__YOUR TASK__: Copy exactly, and only, the lines below from the first through the one containing "const left1Hi = [100, 100, 100, 99.7, 100, 99.7, 100];", both included; pictures are omitted.
::::
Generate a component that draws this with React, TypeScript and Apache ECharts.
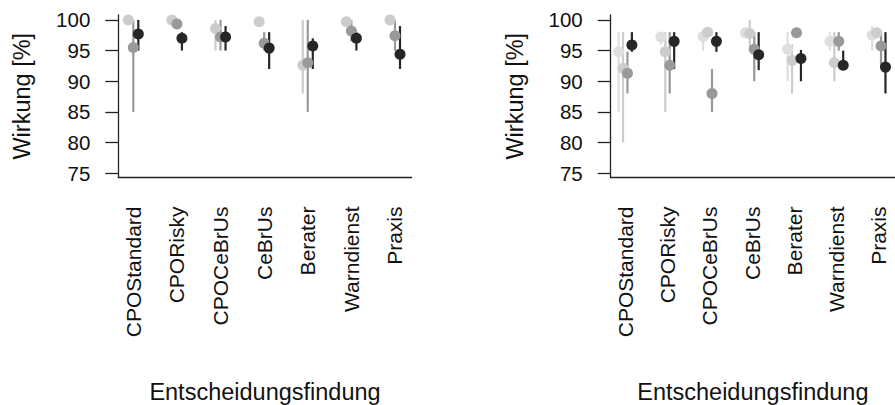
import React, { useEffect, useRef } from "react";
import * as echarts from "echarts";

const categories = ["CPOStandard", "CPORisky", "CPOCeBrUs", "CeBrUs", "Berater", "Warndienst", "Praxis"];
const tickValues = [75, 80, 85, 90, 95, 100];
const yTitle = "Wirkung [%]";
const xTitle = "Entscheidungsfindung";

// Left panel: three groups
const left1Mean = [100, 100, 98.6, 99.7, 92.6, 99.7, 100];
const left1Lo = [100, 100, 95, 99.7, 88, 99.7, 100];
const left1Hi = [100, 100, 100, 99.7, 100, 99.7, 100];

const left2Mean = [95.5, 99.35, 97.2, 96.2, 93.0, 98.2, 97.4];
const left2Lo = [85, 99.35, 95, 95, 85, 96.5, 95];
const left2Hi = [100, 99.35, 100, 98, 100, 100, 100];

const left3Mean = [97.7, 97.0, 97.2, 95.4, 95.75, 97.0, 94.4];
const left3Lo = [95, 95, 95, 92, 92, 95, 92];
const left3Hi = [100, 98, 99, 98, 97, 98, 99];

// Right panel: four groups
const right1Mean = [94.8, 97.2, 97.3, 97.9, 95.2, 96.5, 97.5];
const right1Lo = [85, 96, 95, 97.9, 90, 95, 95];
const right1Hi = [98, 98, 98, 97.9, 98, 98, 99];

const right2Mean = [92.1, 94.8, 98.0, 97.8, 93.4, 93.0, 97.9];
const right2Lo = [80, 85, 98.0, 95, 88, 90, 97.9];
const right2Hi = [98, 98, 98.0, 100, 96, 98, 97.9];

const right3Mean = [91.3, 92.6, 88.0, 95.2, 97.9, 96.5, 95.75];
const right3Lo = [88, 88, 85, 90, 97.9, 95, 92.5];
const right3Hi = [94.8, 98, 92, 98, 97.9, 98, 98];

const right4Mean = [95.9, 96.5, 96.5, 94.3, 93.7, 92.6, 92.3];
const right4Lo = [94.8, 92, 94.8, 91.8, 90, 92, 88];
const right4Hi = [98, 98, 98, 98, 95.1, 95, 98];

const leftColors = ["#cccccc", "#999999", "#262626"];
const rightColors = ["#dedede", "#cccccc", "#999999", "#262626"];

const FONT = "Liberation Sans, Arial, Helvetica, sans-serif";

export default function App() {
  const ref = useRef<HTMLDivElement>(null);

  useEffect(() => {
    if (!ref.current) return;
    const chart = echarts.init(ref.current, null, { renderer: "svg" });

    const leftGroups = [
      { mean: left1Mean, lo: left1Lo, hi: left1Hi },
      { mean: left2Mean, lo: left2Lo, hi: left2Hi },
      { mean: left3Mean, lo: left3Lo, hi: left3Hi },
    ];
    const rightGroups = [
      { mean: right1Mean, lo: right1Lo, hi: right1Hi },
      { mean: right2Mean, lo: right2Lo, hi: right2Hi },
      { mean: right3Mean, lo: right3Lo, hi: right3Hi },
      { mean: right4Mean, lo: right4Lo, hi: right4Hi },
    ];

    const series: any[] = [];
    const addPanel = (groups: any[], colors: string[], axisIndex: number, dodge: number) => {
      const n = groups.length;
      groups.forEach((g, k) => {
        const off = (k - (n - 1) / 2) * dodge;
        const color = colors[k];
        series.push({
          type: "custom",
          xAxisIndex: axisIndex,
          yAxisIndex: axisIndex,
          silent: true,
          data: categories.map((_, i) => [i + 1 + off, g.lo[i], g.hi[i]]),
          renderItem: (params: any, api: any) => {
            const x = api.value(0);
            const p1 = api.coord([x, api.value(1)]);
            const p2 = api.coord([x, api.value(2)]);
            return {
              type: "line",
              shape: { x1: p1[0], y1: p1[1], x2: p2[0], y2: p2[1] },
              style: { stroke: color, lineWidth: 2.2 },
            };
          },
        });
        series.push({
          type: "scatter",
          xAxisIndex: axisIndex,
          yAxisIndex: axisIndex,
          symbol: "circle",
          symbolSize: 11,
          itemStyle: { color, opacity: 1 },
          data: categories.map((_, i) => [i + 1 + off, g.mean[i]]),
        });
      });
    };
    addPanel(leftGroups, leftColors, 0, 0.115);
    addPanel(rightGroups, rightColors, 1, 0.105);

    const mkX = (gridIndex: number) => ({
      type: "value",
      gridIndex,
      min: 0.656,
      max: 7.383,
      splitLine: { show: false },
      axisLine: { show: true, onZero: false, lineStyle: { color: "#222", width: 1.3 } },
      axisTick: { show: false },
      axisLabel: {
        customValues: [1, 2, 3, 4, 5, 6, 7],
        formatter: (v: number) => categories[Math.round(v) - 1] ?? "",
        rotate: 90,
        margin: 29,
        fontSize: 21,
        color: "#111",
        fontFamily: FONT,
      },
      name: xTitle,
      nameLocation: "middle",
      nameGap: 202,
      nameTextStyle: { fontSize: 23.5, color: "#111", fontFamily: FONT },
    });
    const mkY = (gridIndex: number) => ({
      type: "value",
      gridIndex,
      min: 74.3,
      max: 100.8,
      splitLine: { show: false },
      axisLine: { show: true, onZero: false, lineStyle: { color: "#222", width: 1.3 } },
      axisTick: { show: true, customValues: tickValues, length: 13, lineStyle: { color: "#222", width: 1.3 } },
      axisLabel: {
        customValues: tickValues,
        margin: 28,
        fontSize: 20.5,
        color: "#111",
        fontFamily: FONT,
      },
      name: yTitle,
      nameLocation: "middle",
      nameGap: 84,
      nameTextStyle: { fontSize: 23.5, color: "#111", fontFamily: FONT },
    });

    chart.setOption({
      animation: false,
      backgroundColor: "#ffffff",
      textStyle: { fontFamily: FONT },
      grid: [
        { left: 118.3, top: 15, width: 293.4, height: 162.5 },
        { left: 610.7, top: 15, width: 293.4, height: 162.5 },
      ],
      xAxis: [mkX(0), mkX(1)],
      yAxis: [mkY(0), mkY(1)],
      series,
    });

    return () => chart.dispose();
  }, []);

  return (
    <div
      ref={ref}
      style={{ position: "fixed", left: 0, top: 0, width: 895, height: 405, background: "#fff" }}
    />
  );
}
::::
__FULL RESPONSE__:
Generate a component that draws this with React, TypeScript and Apache ECharts.
import React, { useEffect, useRef } from "react";
import * as echarts from "echarts";

const categories = ["CPOStandard", "CPORisky", "CPOCeBrUs", "CeBrUs", "Berater", "Warndienst", "Praxis"];
const tickValues = [75, 80, 85, 90, 95, 100];
const yTitle = "Wirkung [%]";
const xTitle = "Entscheidungsfindung";

// Left panel: three groups
const left1Mean = [100, 100, 98.6, 99.7, 92.6, 99.7, 100];
const left1Lo = [100, 100, 95, 99.7, 88, 99.7, 100];
const left1Hi = [100, 100, 100, 99.7, 100, 99.7, 100];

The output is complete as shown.